The national training staff set up programs for the players to follow after their return.
“We had individual meetings with two coaches to talk about how to keep this intensity,” said Curless. “I just have to play with that intensity [all the time], no matter what others are doing.”
She’ll have plenty of opportunity to put those ideas into action as it’s going to be a busy summer for Curless, not even counting the next two national camps in August and September if she is chosen as one of the top 36 from the first camp.
“Next up are ODP state camps,” she said. “July 11, I go to Rhode Island, go through tryouts for four or five days.”
And there’s the Region I Tournament for the Blackbear United U-15 girls in Lancaster, Pa., June 28-July 3, which includes the winning team from each of the 15 Region I soccer associations, plus regular workouts at Blackbear.
Her busy schedule was punctuated when her return from training camp overlapped her Blackbear U-15 team’s appearance in the State Cup final on June 3.
The game against Seacoast United was originally scheduled earlier in the afternoon at Falmouth High School but was changed to 5:45 p.m.
“They agreed a player attending national camp shouldn’t be penalized,” said Ball.

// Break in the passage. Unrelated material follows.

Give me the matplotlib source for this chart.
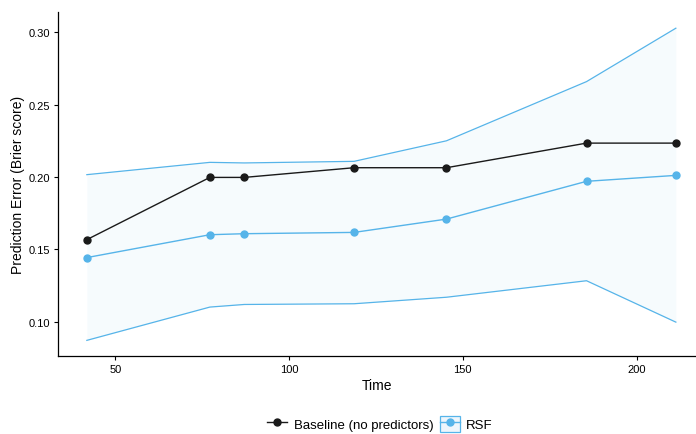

Curless’ flight back from California arrived in Boston at 3:30 p.m.
“All my stuff was in carry-on,” she said. “I walked off the plane, [went straight out of the terminal] and got in the car.”
“We were going to be on time, but a bridge was flooded, so we had to take a detour,” said Michael Curless.
Opal was able to enter the game midway through the first half.
“We were already down 1-0 and to have her in the game made a difference,” said Ball, whose team rallied in the second half for a 2-1 win that put Blackbear into the Region I tourney. “It would have been tough to win without her.”
“It was cool playing the Cup final,” said Opal Curless. “I think I played so much better because of the camp.”
The hubbub of activity doesn’t faze her.
“I love soccer so much, I don’t really care,” she said. “There’s always time for fun. I wouldn’t change anything.”